Comparative Analysis of Satellite Relative Dynamics and Fuel-Optimal Trajectory Planning of Satellites Using Minimum Distance Assignment

Abstract

In this paper, we present a fuel-optimal trajectory optimization (TO) problem for satellite formation flying (SFF) in near-circular low-earth orbits (LEO) under perturbations and modeling uncertainties. Non-spherical gravity (J2) of the earth and air drag are two dominant perturbing forces in LEO which cause significant orbital measurement errors and eventually sub-optimal actuation and trajectory prediction by the TO algorithm.
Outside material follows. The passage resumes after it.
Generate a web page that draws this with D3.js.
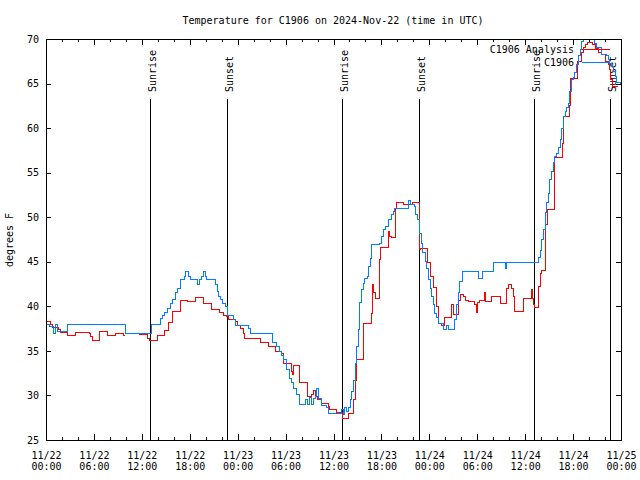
<!DOCTYPE html>
<html>
<head>
<meta charset="utf-8">
<script src="https://cdn.jsdelivr.net/npm/d3@7"></script>
<style>
  body { margin: 0; background: #fff; }
  text { font-family: "DejaVu Sans Mono", "Liberation Mono", monospace; font-size: 10px; fill: #000; }
</style>
</head>
<body>
<svg id="chart" width="640" height="480"></svg>
<script>
// hours since 2024-11-22 00:00 UTC, degrees F
const startTime = Date.UTC(2024, 10, 22);

const analysis = [
  [0,38.3],[0.6,38.0],[0.8,37.6],[1.6,37.4],[1.85,37.1],[2.75,36.7],[3.7,37.1],[5.4,37.0],[5.6,36.6],[5.8,36.2],
  [6.75,37.2],[7.7,36.7],[8.7,36.9],[9.7,36.7],[9.9,36.7],[9.95,null],[11.65,36.8],[12.7,36.4],[13.0,36.2],[13.9,36.7],
  [14.8,37.3],[15.4,38.2],[15.8,39.4],[16.8,40.6],[17.7,40.5],[18.75,41.0],[19.7,40.3],[20.7,39.7],[21.75,39.3],[22.2,39.0],
  [22.6,38.9],[22.9,38.5],[23.75,38.3],[23.95,37.9],[24.4,37.5],[24.7,36.9],[24.9,36.4],[26.8,35.9],[27.85,35.5],[28.7,34.9],
  [29.5,34.7],[29.8,33.6],[30.8,32.7],[30.9,32.3],[31.05,33.4],[31.7,31.4],[32.7,29.9],[33.3,30.1],[33.5,30.6],[33.7,29.9],
  [33.97,29.5],[34.5,29.1],[35.35,28.8],[35.55,28.4],[36.4,28.1],[37.1,27.4],[37.85,28.0],[38.55,29.5],[38.7,31.7],[38.9,34.0],
  [39.7,38.1],[40.7,39.2],[40.9,42.4],[41.0,41.5],[41.2,40.9],[41.8,45.2],[41.9,46.6],[42.9,48.4],[43.0,47.8],[43.2,47.7],
  [43.8,51.0],[43.9,51.6],[44.8,51.4],[45.9,51.6],[46.75,47.5],[46.8,46.4],[46.95,46.5],[47.8,44.9],[48.1,43.4],[48.5,42.1],
  [48.9,40.0],[49.1,38.1],[49.55,37.9],[49.95,38.7],[50.8,40.2],[51.0,39.1],[51.6,40.7],[51.85,41.3],[52.25,41.1],[52.5,40.7],
  [52.9,40.5],[53.7,40.2],[53.85,39.3],[54.0,40.4],[54.3,40.7],[54.85,41.6],[55.0,40.5],[55.8,41.1],[56.85,40.7],[56.97,40.3],
  [57.7,42.0],[57.9,42.4],[58.3,42.0],[58.5,41.1],[58.7,39.4],[59.8,40.7],[59.85,40.9],[60.8,41.9],[60.95,40.9],[61.0,40.2],
  [61.2,39.9],[61.65,42.2],[61.9,43.7],[62.1,44.0],[62.6,49.2],[62.8,50.9],[63.65,52.3],[63.7,56.7],[64.7,58.3],[64.85,61.3],
  [65.6,62.5],[65.7,65.6],[66.6,67.5],[67.1,68.5],[67.3,69.0],[67.6,69.4],[67.8,69.6],[68.45,69.4],[68.75,68.9],[69.15,68.5],
  [69.6,68.3],[70.0,67.5],[70.4,67.1],[70.6,66.6],[70.7,65.4],[70.95,64.7],[71.6,64.7]
];

const observed = [
  [0,38.0],[0.5,37.7],[0.9,37.0],[1.25,38.0],[1.5,37.2],[2.75,38.0],[9.9,37.0],[13.2,38.0],[14.3,38.6],[14.6,39.0],
  [14.9,39.3],[15.2,39.8],[15.6,40.3],[15.9,40.8],[16.2,41.5],[16.5,42.0],[16.8,42.6],[16.9,43.0],[17.3,43.4],[17.5,43.9],
  [17.9,43.4],[18.1,43.0],[19.0,42.4],[19.2,43.0],[19.5,43.4],[19.75,43.9],[19.95,43.4],[20.1,43.0],[21.25,42.4],[21.45,41.7],
  [21.65,41.1],[21.9,40.8],[22.1,40.3],[22.5,40.0],[22.7,39.0],[23.45,38.5],[23.7,37.9],[25.3,37.5],[25.6,36.9],[28.3,35.9],
  [28.9,35.5],[29.2,34.9],[29.5,34.5],[29.7,34.0],[30.1,32.9],[30.55,31.9],[30.8,31.5],[31.0,30.8],[31.4,30.1],[31.8,29.0],
  [32.55,29.5],[32.7,29.0],[33.05,29.8],[33.3,29.0],[33.5,29.7],[33.7,29.9],[33.9,30.8],[34.1,29.7],[34.5,28.9],[35.15,28.6],
  [35.35,28.0],[37.0,28.4],[37.2,27.9],[37.4,28.7],[37.65,28.2],[37.85,28.7],[38.1,29.5],[38.3,30.4],[38.5,31.7],[38.7,33.6],
  [38.9,35.5],[39.1,37.4],[39.3,40.4],[39.5,41.9],[39.7,42.6],[39.9,43.1],[40.2,43.4],[40.4,44.5],[40.6,45.4],[40.8,46.9],
  [41.8,47.1],[42.0,47.8],[42.2,48.6],[42.5,49.0],[42.9,49.7],[43.3,50.3],[43.5,50.6],[43.7,51.0],[45.4,51.9],[45.7,51.4],
  [46.1,51.2],[46.3,50.3],[46.5,49.7],[46.8,48.2],[47.0,47.1],[47.2,46.0],[47.5,45.0],[47.7,44.3],[47.9,43.0],[48.1,42.0],
  [48.3,41.1],[48.5,40.2],[48.7,39.2],[48.9,38.7],[49.1,38.1],[49.75,37.4],[50.2,37.9],[50.4,37.4],[51.2,38.5],[51.4,40.2],
  [51.6,41.5],[51.8,42.8],[52.2,43.9],[54.1,43.1],[54.7,43.9],[56.0,44.9],[57.5,44.3],[57.7,44.9],[61.7,45.5],[61.9,46.3],
  [62.1,47.5],[62.3,48.6],[62.5,50.5],[62.7,51.6],[62.9,52.7],[63.1,54.2],[63.3,55.1],[63.5,56.1],[63.7,56.8],[63.9,57.2],
  [64.15,57.8],[64.4,58.7],[64.6,60.0],[64.8,61.3],[65.0,61.9],[65.2,62.3],[65.4,62.8],[65.6,64.1],[65.8,65.4],[66.0,65.7],
  [66.2,66.2],[66.45,67.1],[66.65,68.1],[66.9,68.8],[67.1,69.7],[67.3,70.3],[67.5,70.8],[68.5,70.1],[68.7,69.5],[68.95,69.0],
  [69.6,68.3],[70.2,68.1],[70.4,67.7],[70.6,67.3],[70.85,66.9],[71.05,66.4],[71.25,65.8],[71.45,65.1],[71.9,65.0]
];

const eventNames = ["Sunrise", "Sunset", "Sunrise", "Sunset", "Sunrise", "Sunset"];
const eventHours = [13.05, 22.7, 37.1, 46.75, 61.05, 70.65];
const seriesNames = ["C1906 Analysis", "C1906"];
const seriesColors = ["#ff0000", "#0080ff"];
const yTicks = [25, 30, 35, 40, 45, 50, 55, 60, 65, 70];
const titleText = "Temperature for C1906 on 2024-Nov-22 (time in UTC)";
const yLabel = "degrees F";

const margin = {top: 39, right: 19, bottom: 40, left: 46};
const width = 640 - margin.left - margin.right;
const height = 480 - margin.top - margin.bottom;

const toDate = h => new Date(startTime + h * 3600e3);

const xScale = d3.scaleUtc()
    .domain([toDate(0), toDate(72)])
    .range([margin.left, margin.left + width]);

const yScale = d3.scaleLinear()
    .domain([25, 70])
    .range([margin.top + height, margin.top]);

const svg = d3.select("#chart");
svg.append("rect").attr("width", 640).attr("height", 480).attr("fill", "#fff");

svg.append("clipPath").attr("id", "plot")
  .append("rect")
    .attr("x", margin.left).attr("y", margin.top)
    .attr("width", width).attr("height", height);

const every2 = d3.utcHour.every(2);
const every6 = d3.utcHour.every(6);
const noDomain = g => g.select(".domain").remove();

// x ticks, bottom and top (pointing inward)
svg.append("g").attr("transform", `translate(0,${margin.top + height})`)
    .call(d3.axisBottom(xScale).ticks(every2).tickSize(-3).tickFormat("")).call(noDomain);
const xMajor = svg.append("g").attr("transform", `translate(0,${margin.top + height})`)
    .call(d3.axisBottom(xScale).ticks(every6).tickSize(-6).tickFormat("")).call(noDomain);
svg.append("g").attr("transform", `translate(0,${margin.top})`)
    .call(d3.axisTop(xScale).ticks(every2).tickSize(-3).tickFormat("")).call(noDomain);
svg.append("g").attr("transform", `translate(0,${margin.top})`)
    .call(d3.axisTop(xScale).ticks(every6).tickSize(-6).tickFormat("")).call(noDomain);

const fmtDay = d3.utcFormat("%m/%d");
const fmtTime = d3.utcFormat("%H:%M");
xMajor.selectAll(".tick").each(function(d) {
  const t = d3.select(this).append("text").attr("text-anchor", "middle").attr("fill", "#000");
  t.append("tspan").attr("x", 0).attr("y", 19).text(fmtDay(d));
  t.append("tspan").attr("x", 0).attr("y", 29.5).text(fmtTime(d));
});

// y ticks, left and right
svg.append("g").attr("transform", `translate(${margin.left},0)`)
    .call(d3.axisLeft(yScale).tickValues(yTicks).tickSize(-5).tickPadding(7)).call(noDomain);
svg.append("g").attr("transform", `translate(${margin.left + width},0)`)
    .call(d3.axisRight(yScale).tickValues(yTicks).tickSize(-5).tickFormat("")).call(noDomain);

svg.selectAll(".tick line").attr("stroke", "#000").attr("shape-rendering", "crispEdges");
svg.selectAll(".tick text").style("font-size", "10px").style("font-family", null);

// sunrise / sunset markers
const ev = svg.append("g");
eventHours.forEach((h, i) => {
  const ex = Math.round(xScale(toDate(h))) + 0.5;
  ev.append("line")
      .attr("x1", ex).attr("x2", ex)
      .attr("y1", 99).attr("y2", margin.top + height)
      .attr("stroke", "#000").attr("stroke-width", 1);
  ev.append("text")
      .attr("transform", `translate(${ex + 5},92) rotate(-90)`)
      .attr("text-anchor", "start")
      .text(eventNames[i]);
});

// data lines
const line = d3.line()
    .defined(d => d[1] != null)
    .x(d => xScale(toDate(d[0])))
    .y(d => yScale(d[1]))
    .curve(d3.curveStepAfter);

const plot = svg.append("g").attr("clip-path", "url(#plot)");
[analysis, observed].forEach((series, i) => {
  plot.append("path")
      .attr("d", line(series))
      .attr("fill", "none")
      .attr("stroke", seriesColors[i])
      .attr("stroke-width", 1)
      .attr("shape-rendering", "crispEdges");
});

// frame
svg.append("rect")
    .attr("x", margin.left + 0.5).attr("y", margin.top + 0.5)
    .attr("width", width).attr("height", height)
    .attr("fill", "none").attr("stroke", "#000")
    .attr("shape-rendering", "crispEdges");

// legend
seriesNames.forEach((name, i) => {
  const ly = 49 + i * 13;
  svg.append("text")
      .attr("x", 574).attr("y", ly + 3.5)
      .attr("text-anchor", "end")
      .text(name);
  svg.append("line")
      .attr("x1", 582).attr("x2", 610)
      .attr("y1", ly + 0.5).attr("y2", ly + 0.5)
      .attr("stroke", seriesColors[i]);
});

// title and y label
svg.append("text")
    .attr("x", 333).attr("y", 24)
    .attr("text-anchor", "middle")
    .text(titleText);

svg.append("text")
    .attr("transform", "translate(13,240) rotate(-90)")
    .attr("text-anchor", "middle")
    .text(yLabel);
</script>
</body>
</html>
By quantifying uncertainties and modeling errors associated with various relative dynamical models of satellites, we identify a model that is suitable for the TO problem. However, one of the key challenges to design of a computationally efficient TO algorithm for satellite swarms pertains to the assignment of each satellite to a location in a given final formation. To address this, we first decouple the final configuration assignment problem from the TO, derive minimum distance assignment between initial and final formation pairs, and then by using this minimum distance assignment in the TO algorithm, we efficiently compute near-optimal trajectories and actuation under given mission specifications. Our proposed formulation is scalable to large swarm sizes and it allows the computation load to be distributed over the satellite swarm at the expense of small loss in fuel-optimality.